The Hawaiian Airlines airplane fleet is much different than Alaska’s. It has Airbus A321s, A330s, Boeing 717s and an order for 12 Boening 787 Dreamliners. Alaska, on the other hand, is an all 737 fleet.
Hawaiian Airlines CEO Peter Ingram said Alaska Airlines approached Hawaiian about the merger.
“With the additional scale and resources that this transaction with Alaska Airlines brings, we will be able to accelerate investments in our guest experience and technology, while maintaining the Hawaiian Airlines brand,” Ingram said in a statement.
Back in 2016, Alaska reached a deal to buy Virgin America, and the airline dropped the newly acquired company’s name and logo.

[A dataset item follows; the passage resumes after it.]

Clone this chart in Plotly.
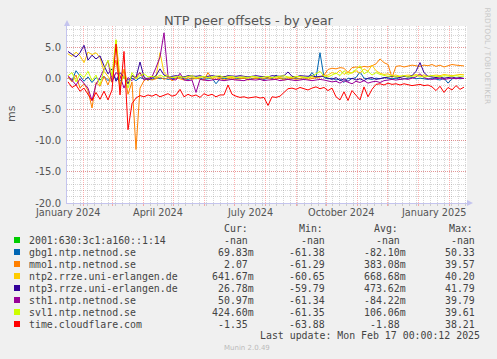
import plotly.graph_objects as go
import pandas as pd

# ---------------- data ----------------
dates = pd.date_range("2024-01-17", periods=100, freq="4D")

series_names = ["2001:630:3c1:a160::1:14", "gbg1.ntp.netnod.se", "mmo1.ntp.netnod.se",
                "ntp2.rrze.uni-erlangen.de", "ntp3.rrze.uni-erlangen.de", "sth1.ntp.netnod.se",
                "svl1.ntp.netnod.se", "time.cloudflare.com"]
series_colors = ["#00CC00", "#0066B3", "#FF8000", "#FFCC00", "#330099", "#990099", "#CCFF00", "#FF0000"]

v_2001 = []  # -nan, no data

v_gbg1 = [0.2, -0.3, 1.3, 0.5, -0.4, 0.3, -0.6, 0.2, -0.2, 0.4,
          -0.3, 0.5, 0.0, -0.4, 0.3, -0.2, 0.1, -0.3, 0.2, 0.0,
          0.1, -0.1, 0.2, 0.0, 0.1, -0.1, 0.0, 0.1, 0.2, 0.0,
          -0.1, 0.1, 0.0, 0.1, -0.1, 0.0, 0.1, -0.8, 0.0, 0.1,
          0.0, -0.1, 0.1, 0.0, 0.1, -0.1, 0.0, 0.1, 0.0, -0.1,
          0.1, 0.0, 0.6, 0.0, 0.1, -0.1, 0.0, 0.1, 0.0, -0.1,
          0.2, 1.0, 0.1, 4.2, 0.2, 0.0, 0.1, -0.2, 0.0, -0.6,
          0.1, 0.0, 0.2, 1.1, 0.1, 0.0, -0.1, 0.1, 0.0, 0.2,
          0.1, 0.0, 0.1, -0.1, 0.0, 0.1, 0.2, 0.0, 0.1, 0.0,
          -0.1, 0.1, 0.0, -0.2, 0.1, -0.7, 0.0, 0.1, 0.0, 0.07]

v_mmo1 = [0.3, -0.5, 0.6, -1.5, -0.8, -1.9, -4.7, -0.6, -1.2, 0.4,
          -1.0, 0.8, 3.0, -1.5, 1.5, -2.5, -0.5, -11.4, -1.5, -0.3,
          0.1, -0.2, 0.0, 0.3, -0.1, 0.2, -0.3, 0.1, 0.0, -0.2,
          0.2, -0.1, 0.1, 0.0, -0.2, 1.0, 0.0, -0.1, 0.1, -0.2,
          0.0, 0.2, -0.1, 0.0, 0.1, -0.2, 0.0, 0.1, -0.1, 0.0,
          0.2, -0.1, 0.0, 0.1, -0.2, 0.0, 0.1, -0.1, 0.0, 0.2,
          -0.1, 0.0, 0.1, 0.3, 0.6, 1.5, 1.7, 1.6, 1.8, 1.7,
          1.0, 1.8, 1.9, 1.8, 2.0, 1.9, 2.1, 2.4, 3.2, 2.6,
          2.3, 0.2, 2.0, 2.1, 1.9, 2.0, 2.2, 2.1, 2.0, 2.2,
          2.1, 2.3, 2.0, 2.2, 1.9, 2.1, 2.3, 2.2, 2.1, 2.07]

v_ntp2 = [4.0, 3.6, 4.3, 3.7, 2.6, 4.3, 3.9, 4.2, 3.4, 1.2,
          0.4, -0.6, 6.2, 0.3, 1.5, -0.8, 0.5, 0.0, 1.0, 0.2,
          -0.3, 0.5, 0.2, 4.2, 1.0, 0.4, 0.2, 0.3, 0.1, 0.2,
          0.4, 0.2, 0.1, 0.3, 0.2, 0.2, 0.1, 0.3, 0.2, 0.4,
          0.2, 0.1, 0.2, 0.3, 0.2, 0.1, 0.3, 0.2, 0.2, 0.4,
          0.1, 0.2, 0.3, 0.2, 0.1, 0.2, 0.3, 0.2, 0.4, 0.2,
          0.1, 0.3, 0.2, 0.3, 0.5, 0.6, 1.0, 0.8, 1.4, 0.7,
          1.1, 0.9, 1.3, 0.9, 1.6, 1.2, 2.2, 1.3, 0.9, 0.7,
          0.8, 0.5, 0.6, 0.4, 0.5, 0.6, 0.5, 0.7, 0.5, 0.6,
          0.4, 0.5, 0.6, 0.5, 0.7, 0.6, 0.5, 0.6, 0.7, 0.64]

v_ntp3 = [4.4, 4.0, 3.5, 4.2, 5.4, 3.0, 3.8, 3.2, 3.7, 2.1,
          0.8, 1.6, -0.4, 1.0, 0.3, -0.8, 0.5, 0.2, 2.7, 0.3,
          -0.2, 0.1, 0.5, 1.6, 0.6, 0.3, 0.4, 0.5, 0.4, 0.3,
          0.5, 0.4, 0.4, 0.5, 0.3, 0.4, 0.5, 0.4, 0.4, 0.3,
          0.5, 0.4, 0.4, 0.5, 0.4, 0.3, 0.4, 0.5, 0.4, 0.4,
          0.3, 0.5, 0.4, 0.4, 0.5, 1.1, 0.4, 0.3, 0.5, 0.4,
          0.4, 0.5, 0.3, 0.4, 0.4, 0.1, -0.1, 0.2, -0.3, 0.0,
          -0.4, 0.1, -0.2, 0.0, -0.3, 0.1, 0.2, -0.1, 0.0, 0.2,
          0.3, 0.4, 0.3, 0.2, 0.4, 0.3, 0.5, 1.2, 2.6, 1.0,
          0.4, 0.3, 0.2, 0.3, 0.1, 0.2, 0.3, 0.1, 0.2, 0.03]

v_sth1 = [0.5, -0.3, -1.0, 0.0, -0.8, -1.5, -3.5, -0.9, 0.2, 1.5,
          2.9, -0.5, 1.0, 0.5, -1.5, 0.2, -0.3, 0.4, 1.0, -0.2,
          0.0, 0.3, 1.8, 3.5, 7.4, 0.5, -0.1, -0.2, 0.9, -0.2,
          -0.3, -0.2, -2.2, -0.1, -0.2, -0.3, -0.2, -0.1, -0.2, -0.3,
          -0.2, -0.1, -0.2, -0.2, -0.3, -0.1, -0.2, -0.2, -0.1, -0.3,
          -0.2, -0.2, -0.1, -0.3, -0.2, -0.1, -0.2, -0.3, -0.2, -0.1,
          -0.2, -0.3, -0.2, -0.1, -0.2, -0.3, -0.5, -0.4, -0.7, -0.3,
          -0.6, -0.8, -0.4, -0.6, -0.3, -0.7, -0.5, -0.4, -0.6, -0.3,
          -0.2, -0.1, -0.2, -0.1, 0.0, -0.1, 0.1, 0.3, 0.8, 0.2,
          0.0, -0.1, 0.0, 0.1, -0.1, 0.0, 0.1, 0.0, 0.1, 0.05]

v_svl1 = [0.5, 1.0, -0.5, 0.8, 0.2, 1.2, -0.3, 0.6, -1.0, 1.5,
          3.0, 0.5, 6.3, -1.0, 0.5, -1.5, 1.0, 0.0, 0.5, 0.8,
          0.3, 0.4, 0.2, 0.6, 0.3, 0.5, 0.2, 0.3, 0.4, 0.2,
          0.3, 0.5, 0.2, 0.3, 0.4, 0.2, 0.3, 0.3, 0.5, 0.2,
          0.3, 0.4, 0.2, 0.3, 0.3, 0.2, 0.4, 0.3, 0.2, 0.3,
          0.4, 0.2, 0.3, 0.3, 0.5, 0.3, 0.2, 0.4, 0.3, 0.3,
          0.2, 0.4, 0.8, 1.2, 0.4, 0.3, 0.6, 0.9, 0.5, 1.3,
          0.7, 1.0, 1.5, 2.1, 0.8, 1.2, 0.6, 1.0, 0.7, 0.5,
          0.4, 0.5, 0.3, 0.4, 0.5, 0.3, 0.4, 0.5, 0.4, 0.3,
          0.4, 0.5, 0.4, 0.3, 0.5, 0.4, 0.4, 0.5, 0.4, 0.42]

v_cloudflare = [-0.5, -1.4, -1.0, -2.0, -1.5, -2.4, -3.5, -2.2, -3.3, -2.0,
                -3.4, -1.8, 5.6, -2.6, 4.4, -8.2, -4.0, -3.1, -2.7, -2.9,
                -2.6, -2.8, -2.5, -2.9, -2.7, -2.4, -2.8, -2.6, -1.7, -2.9,
                -2.5, -2.8, -2.6, -3.0, -2.4, -2.7, -2.5, -2.9, -2.6, -2.6,
                -1.0, -2.5, -2.8, -3.0, -2.9, -3.1, -3.0, -2.9, -3.1, -3.0,
                -4.3, -2.9, -3.0, -2.8, -2.2, -1.6, -1.5, -1.7, -1.4, -1.6,
                -1.8, -1.5, -1.3, -1.6, -1.4, -1.9, -1.5, -2.9, -3.4, -2.1,
                -3.5, -1.9, -2.6, -3.4, -1.3, -2.9, -1.7, -0.9, -0.8, -1.0,
                -0.7, -0.9, -0.8, -1.0, -0.8, -0.9, -1.1, -1.0, -0.9, -1.1,
                -1.0, -1.3, -1.9, -1.2, -2.2, -1.4, -1.8, -1.1, -1.7, -1.35]

cur_vals = ["-nan", "69.83m", "2.07", "641.67m", "26.78m", "50.97m", "424.60m", "-1.35"]
min_vals = ["-nan", "-61.38", "-61.29", "-60.65", "-59.79", "-61.34", "-61.35", "-63.88"]
avg_vals = ["-nan", "-82.10m", "383.08m", "668.68m", "473.62m", "-84.22m", "106.06m", "-1.88"]
max_vals = ["-nan", "50.33", "39.57", "40.20", "41.79", "39.79", "39.61", "38.21"]

ytick_vals = [-20, -15, -10, -5, 0, 5]
ytick_text = ["-20.0", "-15.0", "-10.0", "-5.0", "0.0", "5.0"]
xlabel_dates = ["2024-01-16 12:00", "2024-04-16", "2024-07-16 12:00", "2024-10-16 12:00", "2025-01-16 12:00"]
xlabel_text = ["January 2024", "April 2024", "July 2024", "October 2024", "January 2025"]

all_values = [v_2001, v_gbg1, v_mmo1, v_ntp2, v_ntp3, v_sth1, v_svl1, v_cloudflare]

# ---------------- geometry ----------------
W, H = 497, 359
L, R, T, B = 67, 467, 26, 203


def px(x):
    return (x - L) / (R - L)


def py(y):
    return (B - y) / (B - T)


fig = go.Figure()
for name, color, vals in zip(series_names, series_colors, all_values):
    if len(vals) == 0:
        continue
    fig.add_trace(go.Scatter(x=dates[:len(vals)], y=vals, mode="lines", name=name,
                             line=dict(color=color, width=1), showlegend=False,
                             hoverinfo="skip"))

MAJ = "rgba(255,0,0,0.30)"
MIN = "rgba(120,120,120,0.30)"
AX = "#C4C4EE"
TXT = "#555555"
DASH = "1px,1px"

fig.update_layout(
    width=W, height=H,
    margin=dict(l=L, r=W - R, t=T, b=H - B, pad=0, autoexpand=False),
    paper_bgcolor="#F0F0F0", plot_bgcolor="#FFFFFF",
    font=dict(family="DejaVu Sans", color=TXT, size=10),
    showlegend=False,
    xaxis=dict(type="date", range=["2024-01-16", "2025-02-19"], showticklabels=False,
               tick0="2024-01-01", dtick="M1", showgrid=True, gridcolor=MAJ, griddash=DASH,
               ticks="outside", ticklen=2, tickcolor=MAJ, zeroline=False,
               showline=True, linecolor=AX, linewidth=1, fixedrange=True,
               minor=dict(tick0="2024-01-01", dtick=7 * 86400000, showgrid=True,
                          gridcolor=MIN, griddash=DASH, ticks="outside", ticklen=2,
                          tickcolor=MIN)),
    yaxis=dict(range=[-20, 8.5], tickmode="array", tickvals=ytick_vals, ticktext=ytick_text,
               showgrid=True, gridcolor=MAJ, griddash=DASH, zeroline=False,
               ticks="outside", ticklen=3, tickcolor="rgba(0,0,0,0)",
               tickfont=dict(size=10, color=TXT),
               showline=True, linecolor=AX, linewidth=1, fixedrange=True,
               minor=dict(tick0=0, dtick=1, showgrid=True, gridcolor=MIN, griddash=DASH)),
)

ann = []
# title
ann.append(dict(text="NTP peer offsets - by year", x=px(248.5), y=py(20), xref="paper", yref="paper",
                xanchor="center", yanchor="middle", showarrow=False,
                font=dict(size=13, color=TXT, family="DejaVu Sans")))
# y axis title
ann.append(dict(text="ms", x=px(11), y=py(113), xref="paper", yref="paper", textangle=-90,
                xanchor="center", yanchor="middle", showarrow=False,
                font=dict(size=11, color=TXT, family="DejaVu Sans")))
# right side credit
ann.append(dict(text="RRDTOOL / TOBI OETIKER", x=px(487.5), y=py(56), xref="paper", yref="paper",
                textangle=90, xanchor="center", yanchor="middle", showarrow=False,
                font=dict(size=7.5, color="#C8C8C8", family="DejaVu Sans")))
# x labels
for d, t in zip(xlabel_dates, xlabel_text):
    ann.append(dict(text=t, x=d, y=py(212), xref="x", yref="paper", xanchor="center",
                    yanchor="middle", showarrow=False,
                    font=dict(size=9.7, color=TXT, family="DejaVu Sans")))

MONO = "DejaVu Sans Mono"
MS = 9.9
LEG = "#444444"
NB = "\u00a0"


def fmt(s):
    return s if s.endswith("m") else s + NB


# column headers
for txt, xl in zip(["Cur:", "Min:", "Avg:", "Max:"], [222, 297, 372, 447]):
    ann.append(dict(text=txt, x=px(xl), y=py(228), xref="paper", yref="paper", xanchor="left",
                    yanchor="middle", showarrow=False, font=dict(size=MS, color=LEG, family=MONO)))

shapes = []
for i, (name, color) in enumerate(zip(series_names, series_colors)):
    yy = 240 + 12 * i
    shapes.append(dict(type="rect", xref="paper", yref="paper", x0=px(14), x1=px(20),
                       y0=py(yy + 3), y1=py(yy - 3), fillcolor=color, line=dict(width=0)))
    ann.append(dict(text=name, x=px(27), y=py(yy), xref="paper", yref="paper", xanchor="left",
                    yanchor="middle", showarrow=False, font=dict(size=MS, color=LEG, family=MONO)))
    for col, xr in zip([cur_vals, min_vals, avg_vals, max_vals], [256, 333, 408, 483]):
        ann.append(dict(text=fmt(col[i]), x=px(xr), y=py(yy), xref="paper", yref="paper",
                        xanchor="right", yanchor="middle", showarrow=False,
                        font=dict(size=MS, color=LEG, family=MONO)))

ann.append(dict(text="Last update: Mon Feb 17 00:00:12 2025", x=px(482), y=py(335), xref="paper",
                yref="paper", xanchor="right", yanchor="middle", showarrow=False,
                font=dict(size=MS, color=LEG, family=MONO)))
ann.append(dict(text="Munin 2.0.49", x=px(222), y=py(348), xref="paper", yref="paper",
                xanchor="left", yanchor="middle", showarrow=False,
                font=dict(size=7, color="#BBBBBB", family="DejaVu Sans")))

# axis arrows
shapes.append(dict(type="path", xref="paper", yref="paper",
                   path=f"M {px(64)} {py(26)} L {px(70)} {py(26)} L {px(67)} {py(20)} Z",
                   fillcolor=AX, line=dict(width=0)))
shapes.append(dict(type="path", xref="paper", yref="paper",
                   path=f"M {px(467)} {py(200)} L {px(467)} {py(206)} L {px(473)} {py(203)} Z",
                   fillcolor=AX, line=dict(width=0)))

fig.update_layout(annotations=ann, shapes=shapes)
fig.write_html("out.html", config={"displayModeBar": False, "staticPlot": True},
               post_script="document.body.style.margin='0';document.body.style.background='#F0F0F0';")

4th Gear: Continental Parts Maker Has A Rough Time
Parts supplier Continental is evaluating asset sales and is planning to cut additional costs to protect returns and hopefully turn around its key automotive unit that has fallen a bit behind its competition. From Bloomberg:
The German parts maker on Monday announced plans to carve out the user experience business — which makes displays for car interiors — to ready it for a potential sale, joint venture or initial public offering. Continental will also reduce research and development spending, it said during an investor event in Hanover.
The moves will help the auto unit “become better, faster and more agile,” Chief Financial Officer Katja Garcia Vila said in an interview.
Continental, whose market value has shrunk some 40% in the past five years, is among German industry stalwarts facing a wrenching transition to a cleaner economy. The changes are particularly painful for the automotive sector, which thrived because it perfected making combustion-engine cars, with hundreds of local parts makers supplying gearboxes, fuel injectors and crankshafts. Now that the battery is taking over, their “Vorsprung durch Technik” is evaporating.
At Monday’s meeting, Continental confirmed its financial forecast for this year and increased its dividend payout plan to as much as 40% of net income, from as much as 30% previously. It updated its mid-term goals and now targets as much as €56 billion ($61 billion) in sales in three to five years, from €39.4 billion last year. The automotive unit is supposed to provide as much as half of that.
On top of the new user experience business, Continental says it is reviewing other automotive assets that generate about $1.5 billion in sales, which comes out to about a quarter of the entire auto division, is under review.
Continental previously announced thousands of job cuts to reduce expenses by around €400 million annually starting in 2025. Additional measures announced Monday include shrinking the number of the auto unit’s 82 research sites to help cut the businesses’ R&D expenses to 11% of sales in two to three years and less than 10% in three to five years, from an expected 12% this year.
The manufacturer has been facing higher costs for materials, labor, energy and logistics in its home market Germany, and in July announced plans to exit one of its factories there. It’s also working through investigations about its role in the 2015 diesel-emissions cheating scandal, the fallout from a cyberattack and quality control failures in its industrial-hoses unit.
There’s apparently some reason for optimism. In the past quarter, Continental reported positive free-clash flow and raised the outlook for operating profitability in its tire division.
Reverse: A December To Remember
Neutral: I Will Always Love You, George
We already miss you, sweet George Santos, and we are so sorry for what we have done.